One of the statements referred to by Kriel was when Motata was recorded to have said: “Yes, but you know all of you, let me just tell you, most of us this is our world, it is not the world of the boers. Even if they can have big bodies, South Africa is ours.”

“Even if I can drive into it I will pay it. It is not a problem that I can pay for the wall but he must not criticise me. There is no boer who will criticise me”.

Kriel said the context in which the statements were made perpetuated racist stereotypes of white people as “inherently racist, bullyish, of a specific physical appearance, no regard for any other person, unsophisticated, unrepentant, the ever-oppressor and an unethical and immoral person”.

But Motata said that the statements were “not at all” racist and he was not a racist. He said he was speaking Setswana and that when he said “leburu le”, he was talking to the Sesotho-speaking metro police officers and was identifying Baird specifically – the only white and “thick-set” person at the scene.

“The traffic officers had wanted us to leave.

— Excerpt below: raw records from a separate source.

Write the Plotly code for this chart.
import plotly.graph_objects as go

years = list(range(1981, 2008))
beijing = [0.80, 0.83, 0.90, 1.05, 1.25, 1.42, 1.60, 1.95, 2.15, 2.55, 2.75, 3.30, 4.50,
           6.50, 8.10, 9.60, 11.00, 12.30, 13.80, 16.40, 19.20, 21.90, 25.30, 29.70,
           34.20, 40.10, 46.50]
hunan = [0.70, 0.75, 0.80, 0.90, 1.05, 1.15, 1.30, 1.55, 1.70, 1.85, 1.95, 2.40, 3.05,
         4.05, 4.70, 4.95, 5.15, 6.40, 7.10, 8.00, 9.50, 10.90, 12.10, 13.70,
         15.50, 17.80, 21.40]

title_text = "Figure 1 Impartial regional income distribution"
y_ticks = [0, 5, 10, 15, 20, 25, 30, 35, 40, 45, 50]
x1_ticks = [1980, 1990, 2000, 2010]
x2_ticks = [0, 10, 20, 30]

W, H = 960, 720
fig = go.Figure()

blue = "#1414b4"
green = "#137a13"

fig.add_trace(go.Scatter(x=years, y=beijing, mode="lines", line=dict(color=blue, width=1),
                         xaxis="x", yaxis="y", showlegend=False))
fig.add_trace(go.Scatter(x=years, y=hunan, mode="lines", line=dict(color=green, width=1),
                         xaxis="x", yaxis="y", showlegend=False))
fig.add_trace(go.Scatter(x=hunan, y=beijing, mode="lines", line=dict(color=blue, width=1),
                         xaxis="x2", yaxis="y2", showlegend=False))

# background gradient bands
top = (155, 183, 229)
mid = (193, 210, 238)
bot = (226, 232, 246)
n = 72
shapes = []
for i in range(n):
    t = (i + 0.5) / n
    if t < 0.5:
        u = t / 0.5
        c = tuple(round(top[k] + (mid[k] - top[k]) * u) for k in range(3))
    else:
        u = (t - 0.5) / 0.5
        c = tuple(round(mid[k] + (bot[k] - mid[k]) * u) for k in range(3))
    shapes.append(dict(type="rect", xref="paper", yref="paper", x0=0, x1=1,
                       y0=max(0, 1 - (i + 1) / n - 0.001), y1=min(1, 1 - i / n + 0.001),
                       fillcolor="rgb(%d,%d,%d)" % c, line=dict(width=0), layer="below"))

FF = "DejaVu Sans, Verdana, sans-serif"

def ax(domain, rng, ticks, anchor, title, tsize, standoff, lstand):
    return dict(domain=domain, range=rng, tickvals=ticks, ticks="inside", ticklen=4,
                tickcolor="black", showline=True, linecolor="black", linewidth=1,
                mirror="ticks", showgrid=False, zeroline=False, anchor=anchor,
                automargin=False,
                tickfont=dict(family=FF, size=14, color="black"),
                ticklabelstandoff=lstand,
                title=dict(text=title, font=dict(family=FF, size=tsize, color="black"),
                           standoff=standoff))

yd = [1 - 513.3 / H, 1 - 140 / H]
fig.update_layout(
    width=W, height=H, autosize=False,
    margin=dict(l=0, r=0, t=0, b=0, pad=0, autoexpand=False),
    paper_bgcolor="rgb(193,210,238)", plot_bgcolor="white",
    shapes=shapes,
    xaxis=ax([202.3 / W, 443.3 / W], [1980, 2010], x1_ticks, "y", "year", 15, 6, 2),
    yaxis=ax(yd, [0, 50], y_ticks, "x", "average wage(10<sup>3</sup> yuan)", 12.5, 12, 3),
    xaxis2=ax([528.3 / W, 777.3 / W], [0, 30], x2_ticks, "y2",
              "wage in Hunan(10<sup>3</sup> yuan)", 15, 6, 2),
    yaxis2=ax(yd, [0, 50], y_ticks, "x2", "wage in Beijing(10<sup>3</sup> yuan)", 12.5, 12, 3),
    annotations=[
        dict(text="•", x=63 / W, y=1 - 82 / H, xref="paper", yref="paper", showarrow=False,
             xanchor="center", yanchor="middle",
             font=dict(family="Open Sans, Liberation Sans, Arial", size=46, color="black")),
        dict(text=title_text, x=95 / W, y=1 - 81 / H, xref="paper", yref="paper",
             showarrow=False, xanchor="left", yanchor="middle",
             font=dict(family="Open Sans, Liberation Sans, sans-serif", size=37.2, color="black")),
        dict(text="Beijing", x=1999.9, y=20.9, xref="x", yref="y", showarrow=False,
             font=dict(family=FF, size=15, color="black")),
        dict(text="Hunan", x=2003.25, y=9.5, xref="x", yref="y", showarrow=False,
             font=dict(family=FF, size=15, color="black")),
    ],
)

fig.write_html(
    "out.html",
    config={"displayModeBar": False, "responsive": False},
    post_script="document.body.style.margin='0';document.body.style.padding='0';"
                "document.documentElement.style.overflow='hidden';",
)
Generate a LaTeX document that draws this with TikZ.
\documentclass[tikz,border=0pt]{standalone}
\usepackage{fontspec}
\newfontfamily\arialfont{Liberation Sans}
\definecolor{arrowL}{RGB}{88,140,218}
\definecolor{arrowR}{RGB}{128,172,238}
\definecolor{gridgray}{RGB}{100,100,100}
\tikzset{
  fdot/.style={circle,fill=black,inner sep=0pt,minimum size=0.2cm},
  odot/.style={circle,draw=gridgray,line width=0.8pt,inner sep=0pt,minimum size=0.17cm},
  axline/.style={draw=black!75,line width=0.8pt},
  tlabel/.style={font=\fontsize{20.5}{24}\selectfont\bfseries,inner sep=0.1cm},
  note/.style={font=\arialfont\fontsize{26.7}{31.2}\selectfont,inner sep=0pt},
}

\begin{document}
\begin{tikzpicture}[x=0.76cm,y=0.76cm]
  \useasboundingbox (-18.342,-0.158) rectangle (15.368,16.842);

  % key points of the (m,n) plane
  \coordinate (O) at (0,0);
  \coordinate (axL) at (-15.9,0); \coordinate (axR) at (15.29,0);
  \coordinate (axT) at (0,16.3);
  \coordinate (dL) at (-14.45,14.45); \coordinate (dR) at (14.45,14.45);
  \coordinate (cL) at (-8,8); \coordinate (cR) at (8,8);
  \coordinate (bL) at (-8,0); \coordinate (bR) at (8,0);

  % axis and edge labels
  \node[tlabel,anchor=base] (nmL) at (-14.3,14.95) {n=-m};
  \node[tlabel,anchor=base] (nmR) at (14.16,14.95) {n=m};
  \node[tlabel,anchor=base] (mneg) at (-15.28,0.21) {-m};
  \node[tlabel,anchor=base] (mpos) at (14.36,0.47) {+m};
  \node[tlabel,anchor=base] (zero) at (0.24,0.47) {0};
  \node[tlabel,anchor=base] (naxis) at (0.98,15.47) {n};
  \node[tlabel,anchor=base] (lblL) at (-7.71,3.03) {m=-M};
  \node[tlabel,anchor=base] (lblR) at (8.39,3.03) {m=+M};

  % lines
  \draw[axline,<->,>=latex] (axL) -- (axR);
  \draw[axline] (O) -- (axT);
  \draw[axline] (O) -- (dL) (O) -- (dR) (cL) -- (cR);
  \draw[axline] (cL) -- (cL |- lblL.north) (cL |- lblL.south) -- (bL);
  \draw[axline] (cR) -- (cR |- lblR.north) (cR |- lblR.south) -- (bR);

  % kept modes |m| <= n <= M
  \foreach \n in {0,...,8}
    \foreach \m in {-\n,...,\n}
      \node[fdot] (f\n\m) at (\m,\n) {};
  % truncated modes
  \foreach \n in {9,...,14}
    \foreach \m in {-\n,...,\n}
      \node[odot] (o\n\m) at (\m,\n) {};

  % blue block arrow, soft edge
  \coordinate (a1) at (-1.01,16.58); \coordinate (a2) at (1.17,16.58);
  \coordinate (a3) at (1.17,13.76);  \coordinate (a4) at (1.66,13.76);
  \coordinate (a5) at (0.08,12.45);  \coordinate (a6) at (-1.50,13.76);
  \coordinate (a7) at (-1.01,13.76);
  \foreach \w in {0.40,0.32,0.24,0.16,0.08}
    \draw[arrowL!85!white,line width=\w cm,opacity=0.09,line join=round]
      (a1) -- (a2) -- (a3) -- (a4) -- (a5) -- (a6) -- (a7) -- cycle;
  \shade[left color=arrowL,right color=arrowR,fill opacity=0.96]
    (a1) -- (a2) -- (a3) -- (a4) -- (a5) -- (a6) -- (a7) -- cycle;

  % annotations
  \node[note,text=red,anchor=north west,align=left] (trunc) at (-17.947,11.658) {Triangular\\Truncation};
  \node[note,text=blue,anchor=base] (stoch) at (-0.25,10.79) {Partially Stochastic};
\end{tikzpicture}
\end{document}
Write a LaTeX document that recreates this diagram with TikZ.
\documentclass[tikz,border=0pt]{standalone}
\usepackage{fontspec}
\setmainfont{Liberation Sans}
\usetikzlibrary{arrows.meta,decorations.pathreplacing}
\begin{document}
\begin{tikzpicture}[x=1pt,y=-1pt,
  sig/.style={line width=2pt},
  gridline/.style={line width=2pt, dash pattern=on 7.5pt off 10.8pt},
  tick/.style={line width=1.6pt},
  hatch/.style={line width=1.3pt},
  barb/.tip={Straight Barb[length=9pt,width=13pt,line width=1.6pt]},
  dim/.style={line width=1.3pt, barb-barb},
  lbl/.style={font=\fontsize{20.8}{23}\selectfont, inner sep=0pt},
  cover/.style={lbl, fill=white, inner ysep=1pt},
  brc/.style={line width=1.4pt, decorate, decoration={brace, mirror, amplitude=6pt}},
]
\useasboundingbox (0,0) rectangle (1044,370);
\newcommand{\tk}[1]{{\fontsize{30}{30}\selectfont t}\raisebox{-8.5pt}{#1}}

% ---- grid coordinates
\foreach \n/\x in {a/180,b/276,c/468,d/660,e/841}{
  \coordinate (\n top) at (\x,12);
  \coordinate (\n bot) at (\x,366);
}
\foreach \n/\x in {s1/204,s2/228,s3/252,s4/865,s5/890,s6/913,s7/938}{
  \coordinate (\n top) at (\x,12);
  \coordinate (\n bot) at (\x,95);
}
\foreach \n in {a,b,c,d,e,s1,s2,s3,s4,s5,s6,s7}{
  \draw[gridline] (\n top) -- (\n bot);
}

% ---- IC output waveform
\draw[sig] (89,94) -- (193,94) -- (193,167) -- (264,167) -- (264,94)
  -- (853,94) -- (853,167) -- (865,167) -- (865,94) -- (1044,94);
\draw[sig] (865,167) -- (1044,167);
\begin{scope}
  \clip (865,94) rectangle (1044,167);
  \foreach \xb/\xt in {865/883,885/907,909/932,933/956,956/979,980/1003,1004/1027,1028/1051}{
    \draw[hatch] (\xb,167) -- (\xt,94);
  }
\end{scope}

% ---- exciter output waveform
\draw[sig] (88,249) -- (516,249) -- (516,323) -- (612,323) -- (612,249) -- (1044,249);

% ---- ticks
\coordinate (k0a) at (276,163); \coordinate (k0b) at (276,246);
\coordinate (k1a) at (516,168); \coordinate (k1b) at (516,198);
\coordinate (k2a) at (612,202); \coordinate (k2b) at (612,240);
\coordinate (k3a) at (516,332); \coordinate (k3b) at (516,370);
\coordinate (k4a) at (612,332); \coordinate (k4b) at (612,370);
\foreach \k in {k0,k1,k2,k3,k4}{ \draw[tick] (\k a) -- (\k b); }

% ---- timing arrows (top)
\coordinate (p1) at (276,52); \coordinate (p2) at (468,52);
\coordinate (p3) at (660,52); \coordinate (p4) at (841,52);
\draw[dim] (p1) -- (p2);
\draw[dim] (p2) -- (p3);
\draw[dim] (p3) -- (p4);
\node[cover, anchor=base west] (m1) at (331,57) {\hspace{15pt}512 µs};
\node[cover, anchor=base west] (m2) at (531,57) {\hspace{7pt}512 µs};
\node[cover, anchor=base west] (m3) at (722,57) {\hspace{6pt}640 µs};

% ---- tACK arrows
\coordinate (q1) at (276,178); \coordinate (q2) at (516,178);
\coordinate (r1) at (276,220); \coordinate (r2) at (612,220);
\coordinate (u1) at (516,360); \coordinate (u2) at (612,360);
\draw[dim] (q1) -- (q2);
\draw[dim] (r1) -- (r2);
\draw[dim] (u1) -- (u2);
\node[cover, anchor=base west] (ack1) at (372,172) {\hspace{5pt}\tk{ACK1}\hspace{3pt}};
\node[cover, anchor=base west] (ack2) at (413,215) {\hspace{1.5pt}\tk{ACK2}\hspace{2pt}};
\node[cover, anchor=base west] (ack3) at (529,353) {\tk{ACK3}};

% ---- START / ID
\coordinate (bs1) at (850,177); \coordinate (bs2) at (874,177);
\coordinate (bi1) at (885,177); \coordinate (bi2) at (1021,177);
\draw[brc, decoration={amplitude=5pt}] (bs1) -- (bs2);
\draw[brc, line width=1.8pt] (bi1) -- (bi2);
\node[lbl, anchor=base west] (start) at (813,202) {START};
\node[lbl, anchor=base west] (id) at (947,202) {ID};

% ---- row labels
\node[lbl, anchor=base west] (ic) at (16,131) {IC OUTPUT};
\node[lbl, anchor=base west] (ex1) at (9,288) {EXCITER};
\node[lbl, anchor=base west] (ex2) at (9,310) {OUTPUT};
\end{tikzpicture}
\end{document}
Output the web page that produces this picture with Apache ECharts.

I said I could not leave because my keys had been taken by that leburu, the thick set one.”

He had also been extremely provoked, he said, and the trial court had agreed. He felt disparaged by Baird because, after waiting for over an hour for him to arrive so that he could make amends over the broken wall, Baird had immediately, “without introducing himself to me”, taken his car keys out of the car.

“If you take my keys when I have waited for you, what are you saying about me? Am I a flight risk when I have waited for somebody? I waited, I did not run away from the scene.”

He added that when he said South Africa was “ours”, he meant it now belonged to all South Africans as opposed to only white people as it had been before.

Kriel said that, in isolation, the word leburu may not be offensive, but in context it was.

Baird was not called as a witness before the tribunal but was seated in the audience and took to Twitter to deny that he had provoked the judge: “False. No provocation by me. #Motata got agitated whenever mention was made of drunkenness & when he wanted his keys … Lucky Melk my former tenant took his keys before I got there. Melk called me to the scene.”

The tribunal will hear closing argument on Friday.